Neither party satisfactorily addresses what appears to be a direct conflict between the forum selection clause in ONE's bill of lading terms and the arbitration provision in ONE's service contract. The former calls for litigation of any claims in Singapore, while the latter requires arbitration of any disputes in New York. Where there is such a conflict, ONE's service contract terms make clear that the service contract and its arbitration provision should prevail. In any event, the Court need not resolve the conflict between dispute resolution provisions for purposes of this motion. No party has moved to compel arbitration. To the extent that ONE's bill of lading controls, it is unenforceable under the second and fourth test claims for the same reasons as the first test claim. Accordingly, the second and fourth test claims compel the same outcome as the first test claim. ONE's motion to dismiss based on the clause should be denied.

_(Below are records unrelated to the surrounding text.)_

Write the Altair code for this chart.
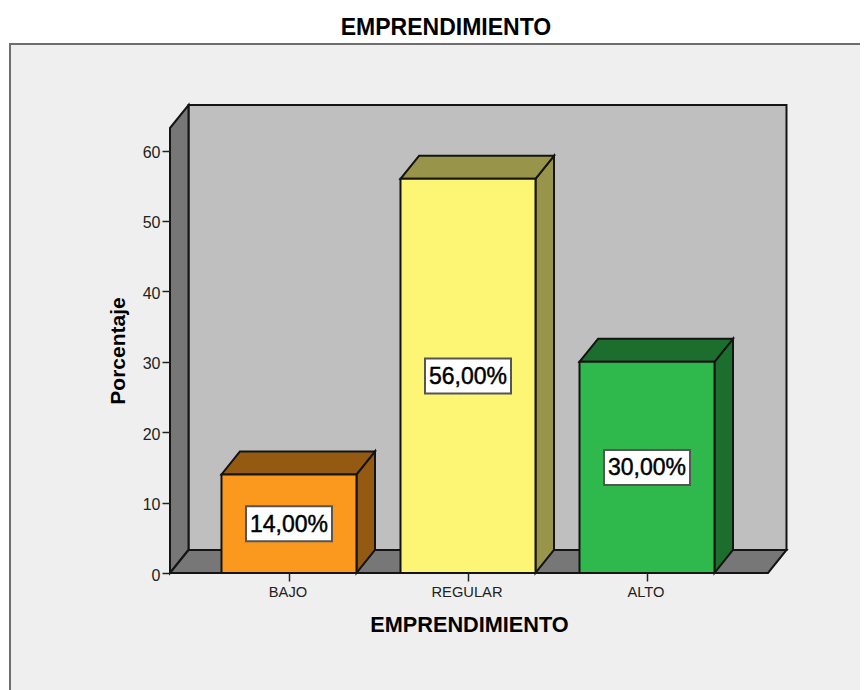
import altair as alt
import pandas as pd

categories = ["BAJO", "REGULAR", "ALTO"]
values = [14.0, 56.0, 30.0]
labels = ["14,00%", "56,00%", "30,00%"]
front_colors = ["#fb991e", "#fdf675", "#2fb84b"]
shade_colors = ["#955a12", "#98944a", "#1c6e2e"]

y_ticks = [0, 10, 20, 30, 40, 50, 60]
x_dom = [0.3352, 3.676]
y_dom = [0, 63.21]
DX = 18.5 / 179      # 3-D depth, x units
DY = 23 / 7.04       # 3-D depth, y units
HALF = 67.5 / 179    # half bar width
FONT = "Liberation Sans"
EDGE = "#141414"
SW = 2

xs = alt.Scale(domain=x_dom, nice=False, zero=False)
ys = alt.Scale(domain=y_dom, nice=False, zero=False)

label_expr = "{1:'BAJO',2:'REGULAR',3:'ALTO'}[datum.value]"
x_axis = alt.Axis(
    values=[1, 2, 3], labelExpr=label_expr, domain=False, grid=False, ticks=True,
    tickSize=8, tickColor="#222222", tickWidth=1.5, labelFont=FONT, labelFontSize=14.7,
    labelColor="#222222", labelPadding=3, labelOffset=-1.5, title="EMPRENDIMIENTO", titleFont=FONT,
    titleFontSize=21.7, titleFontWeight="bold", titleColor="#000000", titlePadding=16,
    zindex=1,
)
y_axis = alt.Axis(
    values=y_ticks, domain=False, grid=False, ticks=True, tickSize=8,
    tickColor="#222222", tickWidth=1.5, labelFont=FONT, labelFontSize=16,
    labelColor="#222222", labelPadding=2, labelOffset=2, title="Porcentaje", titleFont=FONT,
    titleFontSize=21, titleFontWeight="bold", titleColor="#000000", titlePadding=14,
    zindex=1,
)


def X(name="x"):
    return alt.X(f"{name}:Q", scale=xs, axis=x_axis)


def Y(name="y"):
    return alt.Y(f"{name}:Q", scale=ys, axis=y_axis)


# panel behind the chart (extends past the picture on the right and at the bottom)
panel = alt.Chart(pd.DataFrame([{
    "x": x_dom[0] - 160 / 179, "x2": x_dom[1] + 130 / 179,
    "y": y_dom[1] + 84 / 7.04, "y2": -140 / 7.04,
}])).mark_rect(fill="#efefef", stroke="#6e6e6e", strokeWidth=2).encode(
    x=X(), x2="x2:Q", y=Y(), y2="y2:Q"
)

back = alt.Chart(pd.DataFrame([{
    "x": x_dom[0] + DX, "x2": x_dom[1] + DX, "y": y_dom[1] + DY, "y2": DY,
}])).mark_rect(fill="#bfbfbf", stroke=EDGE, strokeWidth=SW).encode(
    x=X(), x2="x2:Q", y=Y(), y2="y2:Q"
)

left_wall = alt.Chart(pd.DataFrame([
    {"x": x_dom[0], "y": y_dom[1], "y2": 0},
    {"x": x_dom[0] + DX, "y": y_dom[1] + DY, "y2": DY},
])).mark_area(fill="#777777", stroke=EDGE, strokeWidth=SW, opacity=1).encode(
    x=X(), y=Y(), y2="y2:Q"
)

floor = alt.Chart(pd.DataFrame([
    {"y": 0, "x": x_dom[0], "x2": x_dom[1]},
    {"y": DY, "x": x_dom[0] + DX, "x2": x_dom[1] + DX},
])).mark_area(orient="horizontal", fill="#777777", stroke=EDGE, strokeWidth=SW, opacity=1).encode(
    y=Y(), x=X(), x2="x2:Q"
)

layers = [panel, back, left_wall, floor]
for i, (cat, v, lab, fc, sc) in enumerate(zip(categories, values, labels, front_colors, shade_colors)):
    c = i + 1
    side = alt.Chart(pd.DataFrame([
        {"x": c + HALF, "y": v, "y2": 0},
        {"x": c + HALF + DX, "y": v + DY, "y2": DY},
    ])).mark_area(fill=sc, stroke=EDGE, strokeWidth=SW, opacity=1).encode(
        x=X(), y=Y(), y2="y2:Q"
    )
    top = alt.Chart(pd.DataFrame([
        {"y": v, "x": c - HALF, "x2": c + HALF},
        {"y": v + DY, "x": c - HALF + DX, "x2": c + HALF + DX},
    ])).mark_area(orient="horizontal", fill=sc, stroke=EDGE, strokeWidth=SW, opacity=1).encode(
        y=Y(), x=X(), x2="x2:Q"
    )
    front = alt.Chart(pd.DataFrame([
        {"x": c - HALF, "x2": c + HALF, "y": v, "y2": 0}
    ])).mark_rect(fill=fc, stroke=EDGE, strokeWidth=SW).encode(
        x=X(), x2="x2:Q", y=Y(), y2="y2:Q"
    )
    box = alt.Chart(pd.DataFrame([
        {"x": c - 43 / 179, "x2": c + 43 / 179, "y": v / 2 + 17.5 / 7.04, "y2": v / 2 - 17.5 / 7.04}
    ])).mark_rect(fill="#ffffff", stroke="#555555", strokeWidth=2).encode(
        x=X(), x2="x2:Q", y=Y(), y2="y2:Q"
    )
    text = alt.Chart(pd.DataFrame([
        {"x": c, "y": v / 2, "t": lab}
    ])).mark_text(font=FONT, fontSize=23, color="#000000", stroke="#000000", strokeWidth=0.45,
                  align="center", baseline="middle", dy=1).encode(
        x=X(), y=Y(), text="t:N"
    )
    layers += [side, top, front, box, text]

chart = alt.layer(*layers).properties(
    width=598,
    height=445,
    padding={"left": 162, "top": 120, "right": 92, "bottom": 117},
    autosize=alt.AutoSizeParams(type="none"),
    background="#ffffff",
    title=alt.TitleParams(
        "EMPRENDIMIENTO", font=FONT, fontSize=23, fontWeight="bold", color="#000000",
        anchor="middle", dx=-23, offset=3,
    ),
).configure_view(stroke=None)

chart.save("out.html", embed_options={"renderer": "svg", "actions": False})
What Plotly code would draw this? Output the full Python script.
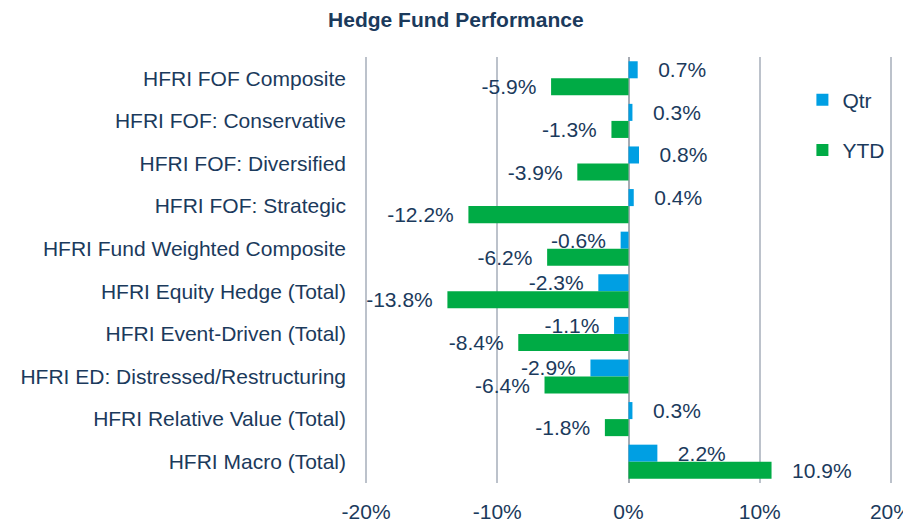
import plotly.graph_objects as go

categories = [
    "HFRI FOF Composite",
    "HFRI FOF: Conservative",
    "HFRI FOF: Diversified",
    "HFRI FOF: Strategic",
    "HFRI Fund Weighted Composite",
    "HFRI Equity Hedge (Total)",
    "HFRI Event-Driven (Total)",
    "HFRI ED: Distressed/Restructuring",
    "HFRI Relative Value (Total)",
    "HFRI Macro (Total)",
]
qtr = [0.7, 0.3, 0.8, 0.4, -0.6, -2.3, -1.1, -2.9, 0.3, 2.2]
ytd = [-5.9, -1.3, -3.9, -12.2, -6.2, -13.8, -8.4, -6.4, -1.8, 10.9]
x_ticks = [-20, -10, 0, 10, 20]
x_tick_labels = ["-20%", "-10%", "0%", "10%", "20%"]

TEXT = "#1B3A5C"
FS = 21


def labels(vals):
    return [("   %.1f%%" % v) if v > 0 else ("%.1f%%  " % v) for v in vals]


fig = go.Figure()
fig.add_trace(go.Bar(
    y=categories, x=qtr, name="Qtr", orientation="h",
    marker=dict(color="#009FE3", line=dict(width=0)),
    text=labels(qtr), textposition="outside", cliponaxis=False,
    constraintext="none",
    textfont=dict(size=FS, color=TEXT), legendgroup="a",
))
fig.add_trace(go.Bar(
    y=categories, x=ytd, name="YTD", orientation="h",
    marker=dict(color="#00AB45", line=dict(width=0)),
    text=labels(ytd), textposition="outside", cliponaxis=False,
    constraintext="none",
    textfont=dict(size=FS, color=TEXT), legendgroup="b",
))

fig.update_layout(
    width=903, height=515,
    paper_bgcolor="white", plot_bgcolor="white",
    font=dict(family="Liberation Sans, Arial, sans-serif", size=FS, color=TEXT),
    title=dict(text="<b>Hedge Fund Performance</b>", x=0.496, xanchor="center",
               y=0.978, yanchor="middle", font=dict(size=FS, color=TEXT)),
    margin=dict(l=357, r=19, t=49, b=40),
    barmode="group", bargap=0.2, bargroupgap=0,
    showlegend=True,
    legend=dict(x=0.83, y=0.947, xanchor="left", yanchor="top",
                tracegroupgap=20, font=dict(size=FS, color=TEXT),
                bgcolor="rgba(0,0,0,0)", itemwidth=30),
    xaxis=dict(range=[-20.08, 20.08], tickvals=x_ticks, ticktext=x_tick_labels,
               showgrid=True, gridcolor="#BCC2CB", gridwidth=2,
               zeroline=True, zerolinecolor="#A6ABB3", zerolinewidth=2,
               showline=False, ticks="", ticklabelstandoff=14, automargin=False,
               ticklabeloverflow="allow",
               tickfont=dict(size=FS, color=TEXT)),
    yaxis=dict(autorange="reversed", showgrid=False, zeroline=False,
               showline=False, ticks="", ticklabelstandoff=18, automargin=False,
               tickfont=dict(size=FS, color=TEXT)),
)

fig.write_html("out.html")
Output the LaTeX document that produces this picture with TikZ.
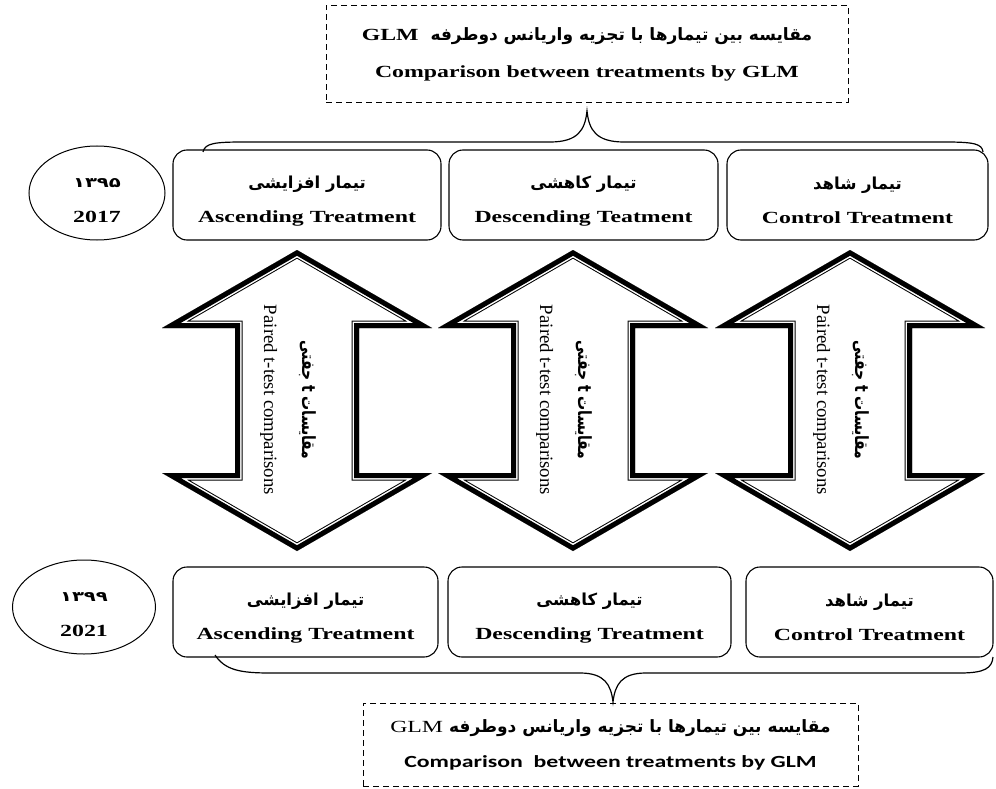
\documentclass[tikz,border=0pt]{standalone}
\usepackage{fontspec}
\setmainfont{Liberation Serif}
\newfontfamily\fafont[Script=Arabic]{DejaVu Sans}
\newfontfamily\calfont{Carlito}
\usetikzlibrary{shapes.geometric,positioning}
\TeXXeTstate=1

\newcommand{\fa}[1]{{\fafont\beginR #1\endR}}
\newcommand{\fabox}[1]{{\fontsize{16.5}{34}\selectfont\fa{#1}}}
\newcommand{\wide}[1]{\scalebox{1.4}[1]{#1}}
\newcommand{\tall}[1]{\scalebox{1}[1.3]{#1}}
\newcommand{\strutup}{\rule{0pt}{24pt}}
\newcommand{\dblarrow}[1]{(#1,250) -- (#1+135,328) -- (#1+62,328) -- (#1+62,473)
  -- (#1+135,473) -- (#1,551) -- (#1-135,473) -- (#1-62,473) -- (#1-62,328)
  -- (#1-135,328) -- cycle}

\tikzset{
  box/.style={draw, rounded corners=14pt, line width=1.1pt, minimum height=90,
    align=center, font=\bfseries\fontsize{17}{34}\selectfont},
  glmbox/.style={draw, dash pattern=on 6pt off 4pt, line width=1pt, align=center},
  yearnode/.style={draw, ellipse, line width=1pt, minimum height=94, align=center,
    font=\bfseries\fontsize{17}{35}\selectfont},
  brace/.style={line width=1.2pt},
  pairtext/.style={rotate=-90, align=center, font=\fontsize{18.8}{38}\selectfont}
}

\begin{document}
\begin{tikzpicture}[x=1pt, y=-1pt]
\useasboundingbox (0,0) rectangle (996,789);

% GLM comparison, top and bottom
\node[glmbox, minimum width=522, minimum height=97,
  font=\bfseries\fontsize{17}{37}\selectfont] (glm1) at (587,54)
  {\fa{مقایسه بین تیمارها با تجزیه واریانس دوطرفه\ \ \beginL\rmfamily\wide{GLM}\endL}\\
   \wide{Comparison between treatments by GLM}};
\node[glmbox, minimum width=495, minimum height=83,
  font=\fontsize{17}{35}\selectfont] (glm2) at (610.5,744.5)
  {\fa{\bfseries مقایسه بین تیمارها با تجزیه واریانس دوطرفه \beginL\rmfamily\mdseries\wide{GLM}\endL}\\
   \wide{\calfont\bfseries Comparison\ \ between treatments by GLM}};

% years
\node[yearnode, minimum width=136] (y1) at (97,193)
  {\strutup\wide{\fontsize{14}{35}\selectfont\fafont ۱۳۹۵}\\\wide{2017}};
\node[yearnode, minimum width=143] (y2) at (84,607)
  {\strutup\wide{\fontsize{14}{35}\selectfont\fafont ۱۳۹۹}\\\wide{2021}};

% treatments 1395
\node[box, minimum width=268] (asc1) at (307,195)
  {\strutup\fabox{تیمار افزایشی}\\\wide{Ascending Treatment}};
\node[box, minimum width=269] (desc1) at (583.5,195)
  {\strutup\fabox{تیمار کاهشی}\\\wide{Descending Teatment}};
\node[box, minimum width=261] (ctrl1) at (857.5,195)
  {\strutup\fabox{تیمار شاهد}\\\wide{Control Treatment}};

% treatments 1399
\node[box, minimum width=265] (asc2) at (305.5,612)
  {\strutup\fabox{تیمار افزایشی}\\\wide{Ascending Treatment}};
\node[box, minimum width=283] (desc2) at (589.5,612)
  {\strutup\fabox{تیمار کاهشی}\\\wide{Descending Treatment}};
\node[box, minimum width=247] (ctrl2) at (869.5,612)
  {\strutup\fabox{تیمار شاهد}\\\wide{Control Treatment}};

% braces
\draw[brace] (203,152) .. controls (205,143) and (215,142) .. (245,142) -- (550,142)
  .. controls (578,142) and (585,130) .. (587,111)
  .. controls (589,130) and (596,142) .. (624,142) -- (945,142)
  .. controls (975,142) and (982,144) .. (983,152);
\draw[brace] (215,655) .. controls (225,670) and (240,673) .. (270,673) -- (580,673)
  .. controls (605,673) and (611,685) .. (613,702)
  .. controls (615,685) and (621,673) .. (646,673) -- (960,673)
  .. controls (985,673) and (992,668) .. (993,657);

% paired t-test arrows
\foreach \cx/\nm in {297/pa, 573/pb, 850/pc}{
  \begin{scope}
    \clip \dblarrow{\cx};
    \fill[white] \dblarrow{\cx};
    \draw[line width=15pt] \dblarrow{\cx};
    \draw[white, line width=13pt] \dblarrow{\cx};
    \draw[line width=10pt] \dblarrow{\cx};
  \end{scope}
  \node[pairtext] (\nm) at (\cx-9,400)
    {\tall{\fontsize{14}{38}\selectfont\fa{\bfseries مقایسات \beginL t\endL{} جفتی}}\\
     Paired t-test comparisons};
}
\end{tikzpicture}
\end{document}
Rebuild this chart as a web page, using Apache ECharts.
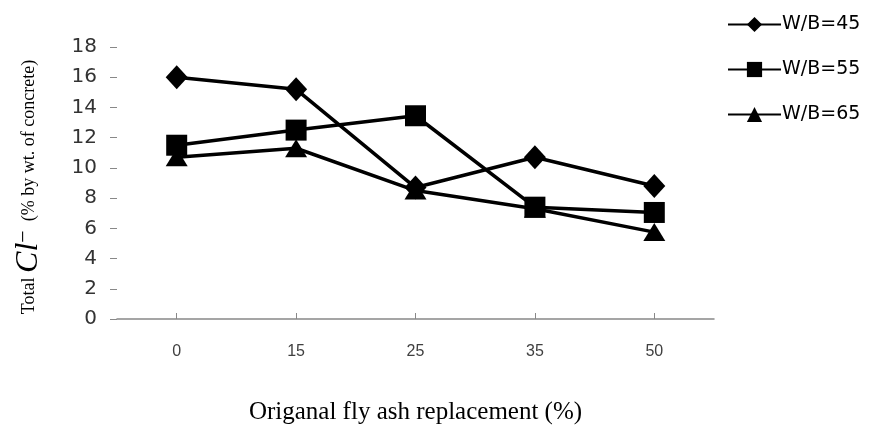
<!DOCTYPE html>
<html>
<head>
<meta charset="utf-8">
<script src="https://cdn.jsdelivr.net/npm/echarts@6/dist/echarts.min.js"></script>
<style>
  html, body { margin: 0; padding: 0; background: #fff; }
  #chart { width: 870px; height: 425px; }
</style>
</head>
<body>
<div id="chart"></div>
<script>
// Fly ash replacement levels (%)
const categories = ['0', '15', '25', '35', '50'];
// Total chloride content for each water/binder ratio
const wb45 = [16.0, 15.2, 8.7, 10.7, 8.8];
const wb55 = [11.5, 12.5, 13.45, 7.4, 7.05];
const wb65 = [10.7, 11.3, 8.5, 7.3, 5.75];
const seriesNames = ['W/B=45', 'W/B=55', 'W/B=65'];
const yTicks = [0, 2, 4, 6, 8, 10, 12, 14, 16, 18];

const chart = echarts.init(document.getElementById('chart'), null, { renderer: 'canvas' });

function lineSeries(name, data, symbol, size) {
  return {
    name: name,
    type: 'line',
    data: data,
    symbol: symbol,
    symbolSize: size,
    showAllSymbol: true,
    lineStyle: { color: '#000', width: 3.5 },
    itemStyle: { color: '#000' },
    emphasis: { disabled: true },
    animation: false
  };
}

chart.setOption({
  animation: false,
  grid: { left: 117, right: 156, top: 47, bottom: 106, containLabel: false, outerBoundsMode: 'none' },
  legend: {
    orient: 'vertical',
    left: 722,
    top: 10,
    itemWidth: 53,
    itemHeight: 19,
    itemGap: 26,
    data: seriesNames,
    textStyle: { fontFamily: 'DejaVu Sans', fontSize: 19, lineHeight: 19, color: '#000', padding: [0, 0, 0, -4] }
  },
  xAxis: {
    type: 'category',
    data: categories,
    boundaryGap: true,
    name: 'Origanal fly ash replacement (%)',
    nameLocation: 'middle',
    nameGap: 81,
    nameTextStyle: { fontFamily: 'Liberation Serif', fontSize: 25, color: '#000' },
    axisLine: { lineStyle: { color: '#888', width: 1.5 } },
    axisTick: { show: true, inside: true, length: 6, alignWithLabel: true, lineStyle: { color: '#888' } },
    axisLabel: { margin: 25, fontFamily: 'Liberation Sans', fontSize: 16, color: '#404040' },
    splitLine: { show: false }
  },
  yAxis: {
    type: 'value',
    min: yTicks[0],
    max: yTicks[yTicks.length - 1],
    interval: 2,
    name: '{a|Total }{b|Cl}{c|−}{a|  (% by wt. of concrete)}',
    nameLocation: 'middle',
    nameRotate: 90,
    nameGap: 72,
    nameTextStyle: {
      color: '#000',
      padding: [0, 8, 0, 0],
      rich: {
        a: { fontFamily: 'Liberation Serif', fontSize: 18, color: '#000' },
        b: { fontFamily: 'Liberation Serif', fontSize: 32, fontStyle: 'italic', color: '#000' },
        c: { fontFamily: 'Liberation Serif', fontSize: 22, color: '#000', verticalAlign: 'top', padding: [0, 0, 8, 0] }
      }
    },
    axisLine: { show: false },
    axisTick: { show: true, length: 7, lineStyle: { color: '#888' } },
    axisLabel: { margin: 20, fontFamily: 'DejaVu Sans', fontSize: 20, color: '#333' },
    splitLine: { show: false }
  },
  series: [
    lineSeries(seriesNames[0], wb45, 'diamond', [22, 24]),
    lineSeries(seriesNames[1], wb55, 'rect', [21, 21]),
    lineSeries(seriesNames[2], wb65, 'triangle', [22, 18])
  ]
});
</script>
</body>
</html>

Third Test Claim: Bill Of Lading and Service Contract Between ONE and NVOCC, but Shipper's Insurer is Claimant
The third test claim differs from the other test claims in significant respects. The shipper first arranged for carriage through Expeditors, a NVOCC. Expeditors then arranged for carriage through ONE, a slot charterer and VOCC. As part of those transactions, ONE issued its bill of lading (and service contract) to Expeditors, and Expeditors issued its house bill of lading to the shipper. The shipper's insurer is now suing ONE. In response, ONE seeks to enforce its bill of lading clause against the shipper, even though the shipper was not a party to the bill of lading that ONE issued to Expeditors. That fact pattern raises the question of whether the shipper (and its insurer) is bound by the clause. If not, the clause would not meet the third required element for there to be a presumption of enforceability. However, the shipper is so bound.
It is settled law in this District that a cargo owner can be bound by a forum selection clause in a bill of lading accepted by an NVOCC or other intermediary if that party was acting on behalf of the owner or as the owner's agent, even if the owner was not a party to the bill of lading. The cargo claimants do not dispute that Expeditors was acting on behalf of the shipper or as the shipper's agent in accepting ONE's bill of lading. The shipper (and by extension its insurer) is therefore subject to the clause, and the clause receives the presumption of enforceability. Nonetheless, the clause is unenforceable for the reasons discussed above. ONE's motion to dismiss under the third test claim should also be denied.